[Aim of the exercise] Reproduce from the records below, with no pictures, exactly the lines between the one containing "Reproduce this chart with matplotlib." and the one containing "ax = fig.add_axes([0.147, 0.4168, 0.807, 0.505])", inclusive.

::::::

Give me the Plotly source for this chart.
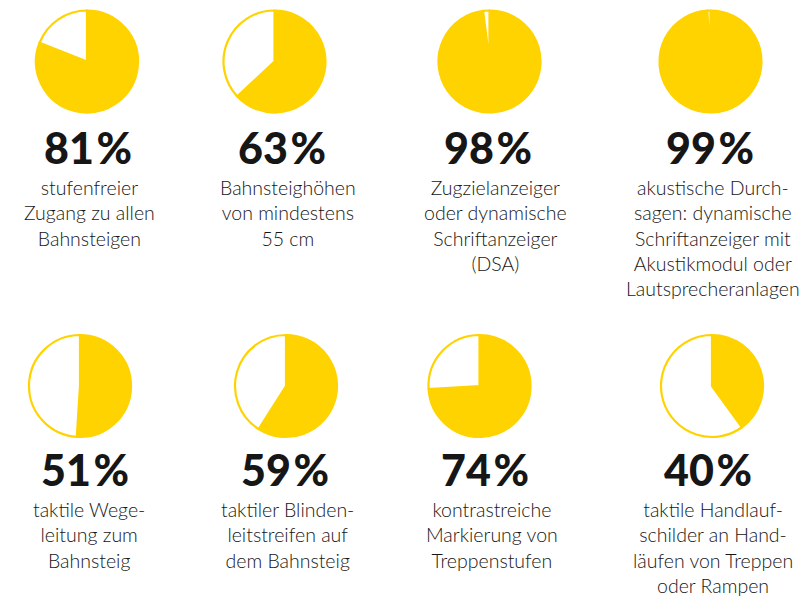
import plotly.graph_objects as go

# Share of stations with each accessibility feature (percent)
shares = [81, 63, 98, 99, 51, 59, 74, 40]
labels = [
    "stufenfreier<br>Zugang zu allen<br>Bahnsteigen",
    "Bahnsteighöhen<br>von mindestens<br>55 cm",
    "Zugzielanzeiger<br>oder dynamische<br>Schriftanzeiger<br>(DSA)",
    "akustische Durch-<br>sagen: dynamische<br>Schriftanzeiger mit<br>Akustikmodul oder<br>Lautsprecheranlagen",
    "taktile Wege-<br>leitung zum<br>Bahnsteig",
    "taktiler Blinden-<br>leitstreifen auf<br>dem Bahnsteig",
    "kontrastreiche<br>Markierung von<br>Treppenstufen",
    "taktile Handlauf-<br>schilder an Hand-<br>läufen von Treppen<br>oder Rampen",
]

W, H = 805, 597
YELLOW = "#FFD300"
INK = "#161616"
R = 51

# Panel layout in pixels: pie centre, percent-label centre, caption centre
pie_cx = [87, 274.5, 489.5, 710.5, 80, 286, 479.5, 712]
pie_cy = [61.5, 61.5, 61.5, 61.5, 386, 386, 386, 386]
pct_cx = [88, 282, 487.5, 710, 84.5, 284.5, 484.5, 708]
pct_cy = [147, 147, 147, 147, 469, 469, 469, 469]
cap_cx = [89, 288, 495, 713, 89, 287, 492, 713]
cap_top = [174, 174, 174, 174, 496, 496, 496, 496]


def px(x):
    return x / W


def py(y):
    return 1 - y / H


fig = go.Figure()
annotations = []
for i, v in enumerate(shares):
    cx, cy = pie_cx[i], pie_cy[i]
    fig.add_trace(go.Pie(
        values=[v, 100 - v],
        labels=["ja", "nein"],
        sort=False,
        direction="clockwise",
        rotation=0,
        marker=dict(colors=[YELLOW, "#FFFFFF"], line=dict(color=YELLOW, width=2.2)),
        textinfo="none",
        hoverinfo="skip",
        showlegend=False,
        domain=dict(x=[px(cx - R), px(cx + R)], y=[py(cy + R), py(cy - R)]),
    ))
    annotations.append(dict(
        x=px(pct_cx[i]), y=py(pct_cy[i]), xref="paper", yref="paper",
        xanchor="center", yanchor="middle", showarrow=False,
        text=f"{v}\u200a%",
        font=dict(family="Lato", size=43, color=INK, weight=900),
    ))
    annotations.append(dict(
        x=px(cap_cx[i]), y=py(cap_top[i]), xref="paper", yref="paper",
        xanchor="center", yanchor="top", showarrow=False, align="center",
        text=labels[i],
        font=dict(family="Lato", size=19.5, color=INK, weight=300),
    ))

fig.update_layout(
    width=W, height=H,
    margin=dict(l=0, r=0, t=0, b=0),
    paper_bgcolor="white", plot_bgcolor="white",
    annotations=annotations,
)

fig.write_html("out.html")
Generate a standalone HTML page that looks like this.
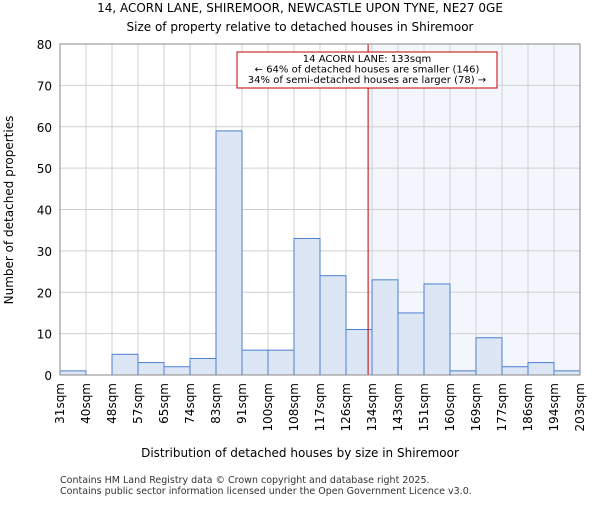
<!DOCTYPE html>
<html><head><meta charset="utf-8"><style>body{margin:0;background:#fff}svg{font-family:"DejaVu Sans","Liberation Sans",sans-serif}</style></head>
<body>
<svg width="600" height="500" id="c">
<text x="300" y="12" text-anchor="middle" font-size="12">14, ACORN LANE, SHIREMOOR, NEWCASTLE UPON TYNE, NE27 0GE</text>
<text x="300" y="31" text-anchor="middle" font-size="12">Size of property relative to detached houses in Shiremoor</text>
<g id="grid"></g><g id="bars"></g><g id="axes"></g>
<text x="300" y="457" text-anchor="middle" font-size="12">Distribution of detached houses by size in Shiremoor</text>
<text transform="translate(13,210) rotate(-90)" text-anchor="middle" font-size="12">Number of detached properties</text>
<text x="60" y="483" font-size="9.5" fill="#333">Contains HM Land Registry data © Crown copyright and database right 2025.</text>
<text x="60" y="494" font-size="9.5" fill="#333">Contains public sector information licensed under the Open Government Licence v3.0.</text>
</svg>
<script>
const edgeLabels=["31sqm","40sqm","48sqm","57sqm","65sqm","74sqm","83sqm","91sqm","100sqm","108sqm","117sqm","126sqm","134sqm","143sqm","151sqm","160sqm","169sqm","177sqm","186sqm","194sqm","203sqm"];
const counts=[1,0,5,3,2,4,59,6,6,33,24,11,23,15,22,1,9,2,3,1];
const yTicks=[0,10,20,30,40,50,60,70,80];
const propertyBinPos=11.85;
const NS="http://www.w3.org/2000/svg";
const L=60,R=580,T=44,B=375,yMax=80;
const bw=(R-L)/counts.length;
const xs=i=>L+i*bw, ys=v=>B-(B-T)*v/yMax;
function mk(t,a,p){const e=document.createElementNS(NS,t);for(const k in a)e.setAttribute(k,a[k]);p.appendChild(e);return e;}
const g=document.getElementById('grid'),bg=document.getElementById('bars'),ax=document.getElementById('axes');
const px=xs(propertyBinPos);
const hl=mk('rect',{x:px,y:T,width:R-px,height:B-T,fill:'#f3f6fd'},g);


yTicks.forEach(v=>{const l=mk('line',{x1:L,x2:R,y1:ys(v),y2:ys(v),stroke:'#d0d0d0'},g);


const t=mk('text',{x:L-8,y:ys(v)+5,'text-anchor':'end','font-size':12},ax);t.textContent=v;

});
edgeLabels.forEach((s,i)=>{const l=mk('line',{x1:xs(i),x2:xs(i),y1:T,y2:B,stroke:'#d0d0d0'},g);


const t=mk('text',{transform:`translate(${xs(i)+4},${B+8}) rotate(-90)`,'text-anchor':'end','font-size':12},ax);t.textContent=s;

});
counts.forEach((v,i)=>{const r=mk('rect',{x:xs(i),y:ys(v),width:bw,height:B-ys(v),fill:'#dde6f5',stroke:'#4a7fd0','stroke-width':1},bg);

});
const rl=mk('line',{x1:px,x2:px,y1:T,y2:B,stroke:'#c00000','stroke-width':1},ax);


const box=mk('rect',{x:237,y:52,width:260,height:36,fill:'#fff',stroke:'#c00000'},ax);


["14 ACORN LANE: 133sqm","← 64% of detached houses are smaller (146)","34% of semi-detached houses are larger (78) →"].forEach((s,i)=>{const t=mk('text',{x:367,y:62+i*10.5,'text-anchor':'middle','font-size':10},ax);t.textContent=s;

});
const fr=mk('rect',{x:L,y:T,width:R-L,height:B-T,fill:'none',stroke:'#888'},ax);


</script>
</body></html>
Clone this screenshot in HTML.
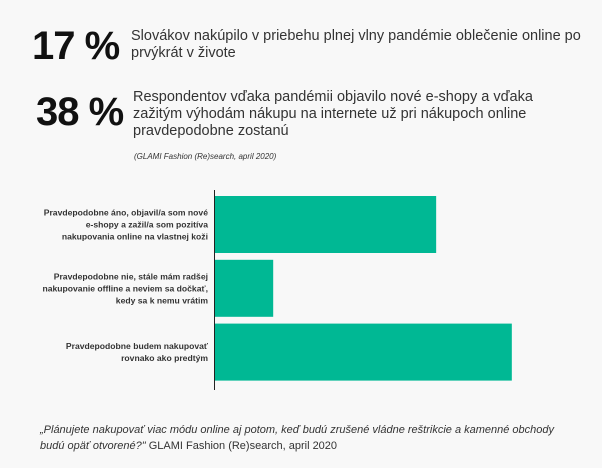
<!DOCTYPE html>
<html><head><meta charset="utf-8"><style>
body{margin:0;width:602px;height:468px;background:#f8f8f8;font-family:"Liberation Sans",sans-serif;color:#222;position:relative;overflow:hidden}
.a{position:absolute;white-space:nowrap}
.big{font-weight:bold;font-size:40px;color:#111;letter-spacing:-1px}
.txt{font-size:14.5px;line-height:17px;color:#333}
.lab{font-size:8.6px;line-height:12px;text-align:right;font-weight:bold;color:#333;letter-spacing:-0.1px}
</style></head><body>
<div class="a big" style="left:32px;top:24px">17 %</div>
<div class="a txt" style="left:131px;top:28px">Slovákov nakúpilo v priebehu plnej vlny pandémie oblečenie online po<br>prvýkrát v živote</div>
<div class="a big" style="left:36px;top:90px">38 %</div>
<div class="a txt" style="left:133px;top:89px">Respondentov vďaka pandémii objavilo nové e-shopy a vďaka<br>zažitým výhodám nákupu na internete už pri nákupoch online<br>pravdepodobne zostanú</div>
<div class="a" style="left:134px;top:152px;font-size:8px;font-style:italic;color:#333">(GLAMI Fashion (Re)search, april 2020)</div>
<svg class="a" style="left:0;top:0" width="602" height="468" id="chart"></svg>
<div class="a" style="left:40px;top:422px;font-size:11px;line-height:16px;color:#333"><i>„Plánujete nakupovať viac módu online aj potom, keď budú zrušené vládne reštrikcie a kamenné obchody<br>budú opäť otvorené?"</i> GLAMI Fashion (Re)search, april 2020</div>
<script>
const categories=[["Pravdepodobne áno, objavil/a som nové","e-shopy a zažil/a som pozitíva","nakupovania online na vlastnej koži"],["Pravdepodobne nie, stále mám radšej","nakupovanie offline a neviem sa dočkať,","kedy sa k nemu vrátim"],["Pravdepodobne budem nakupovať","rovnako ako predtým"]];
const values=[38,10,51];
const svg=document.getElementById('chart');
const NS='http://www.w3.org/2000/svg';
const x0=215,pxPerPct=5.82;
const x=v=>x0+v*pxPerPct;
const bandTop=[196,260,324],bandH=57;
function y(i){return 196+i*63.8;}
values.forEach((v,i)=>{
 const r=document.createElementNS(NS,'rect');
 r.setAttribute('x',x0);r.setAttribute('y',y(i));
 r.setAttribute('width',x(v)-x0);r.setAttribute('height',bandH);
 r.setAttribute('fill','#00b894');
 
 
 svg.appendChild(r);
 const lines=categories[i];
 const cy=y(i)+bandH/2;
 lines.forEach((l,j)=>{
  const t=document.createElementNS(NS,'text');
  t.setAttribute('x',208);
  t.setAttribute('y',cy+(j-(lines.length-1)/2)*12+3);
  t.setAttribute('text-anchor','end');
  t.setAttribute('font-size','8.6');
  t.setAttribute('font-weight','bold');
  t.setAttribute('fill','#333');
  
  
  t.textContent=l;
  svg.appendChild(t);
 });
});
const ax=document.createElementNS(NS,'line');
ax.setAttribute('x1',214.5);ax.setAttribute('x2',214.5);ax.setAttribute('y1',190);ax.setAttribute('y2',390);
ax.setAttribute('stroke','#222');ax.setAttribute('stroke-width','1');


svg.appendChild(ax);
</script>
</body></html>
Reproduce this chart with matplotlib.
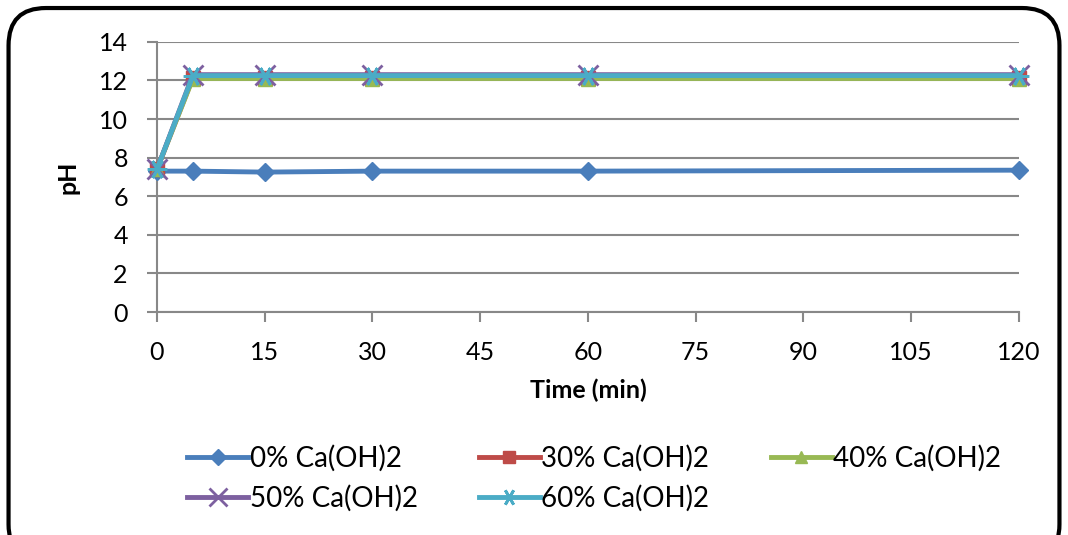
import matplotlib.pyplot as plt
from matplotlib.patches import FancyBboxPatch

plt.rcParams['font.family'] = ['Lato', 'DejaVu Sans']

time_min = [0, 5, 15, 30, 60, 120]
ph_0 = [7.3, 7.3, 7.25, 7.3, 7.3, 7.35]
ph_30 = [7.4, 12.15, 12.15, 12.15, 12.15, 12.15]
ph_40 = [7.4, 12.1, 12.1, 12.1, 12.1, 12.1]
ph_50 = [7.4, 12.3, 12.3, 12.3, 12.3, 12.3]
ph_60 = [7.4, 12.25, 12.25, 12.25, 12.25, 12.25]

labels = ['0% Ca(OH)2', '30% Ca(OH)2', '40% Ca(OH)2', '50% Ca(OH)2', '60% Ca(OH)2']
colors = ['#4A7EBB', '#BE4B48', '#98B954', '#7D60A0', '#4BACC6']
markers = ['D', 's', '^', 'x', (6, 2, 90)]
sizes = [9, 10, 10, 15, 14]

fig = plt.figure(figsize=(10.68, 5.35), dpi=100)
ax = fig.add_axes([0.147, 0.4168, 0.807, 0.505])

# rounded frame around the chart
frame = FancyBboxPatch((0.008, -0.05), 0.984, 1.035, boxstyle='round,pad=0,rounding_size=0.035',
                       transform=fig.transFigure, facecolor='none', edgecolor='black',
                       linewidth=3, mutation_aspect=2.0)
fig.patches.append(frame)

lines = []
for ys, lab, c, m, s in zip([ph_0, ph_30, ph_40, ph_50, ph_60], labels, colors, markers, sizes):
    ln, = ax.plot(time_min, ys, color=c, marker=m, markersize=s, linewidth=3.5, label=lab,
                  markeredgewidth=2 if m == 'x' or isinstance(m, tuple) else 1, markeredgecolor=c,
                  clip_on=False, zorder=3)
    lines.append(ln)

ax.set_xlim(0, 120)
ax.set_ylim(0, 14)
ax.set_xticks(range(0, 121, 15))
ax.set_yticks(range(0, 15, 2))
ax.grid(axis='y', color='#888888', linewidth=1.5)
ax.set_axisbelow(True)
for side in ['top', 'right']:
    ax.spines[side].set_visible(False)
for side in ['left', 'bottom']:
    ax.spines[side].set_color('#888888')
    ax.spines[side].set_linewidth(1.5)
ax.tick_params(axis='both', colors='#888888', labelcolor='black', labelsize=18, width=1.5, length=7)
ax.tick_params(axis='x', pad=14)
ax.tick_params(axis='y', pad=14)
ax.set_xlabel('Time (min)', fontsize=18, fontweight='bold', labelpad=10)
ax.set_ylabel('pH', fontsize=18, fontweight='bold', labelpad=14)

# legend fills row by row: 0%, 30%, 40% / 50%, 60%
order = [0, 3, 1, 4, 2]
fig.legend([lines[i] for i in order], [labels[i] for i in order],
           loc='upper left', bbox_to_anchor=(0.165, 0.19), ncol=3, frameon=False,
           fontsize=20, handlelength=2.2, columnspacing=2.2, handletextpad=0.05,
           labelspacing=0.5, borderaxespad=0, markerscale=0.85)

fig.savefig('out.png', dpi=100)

::::::

[Written answer]
Reproduce this chart with matplotlib.
import matplotlib.pyplot as plt
from matplotlib.patches import FancyBboxPatch

plt.rcParams['font.family'] = ['Lato', 'DejaVu Sans']

time_min = [0, 5, 15, 30, 60, 120]
ph_0 = [7.3, 7.3, 7.25, 7.3, 7.3, 7.35]
ph_30 = [7.4, 12.15, 12.15, 12.15, 12.15, 12.15]
ph_40 = [7.4, 12.1, 12.1, 12.1, 12.1, 12.1]
ph_50 = [7.4, 12.3, 12.3, 12.3, 12.3, 12.3]
ph_60 = [7.4, 12.25, 12.25, 12.25, 12.25, 12.25]

labels = ['0% Ca(OH)2', '30% Ca(OH)2', '40% Ca(OH)2', '50% Ca(OH)2', '60% Ca(OH)2']
colors = ['#4A7EBB', '#BE4B48', '#98B954', '#7D60A0', '#4BACC6']
markers = ['D', 's', '^', 'x', (6, 2, 90)]
sizes = [9, 10, 10, 15, 14]

fig = plt.figure(figsize=(10.68, 5.35), dpi=100)
ax = fig.add_axes([0.147, 0.4168, 0.807, 0.505])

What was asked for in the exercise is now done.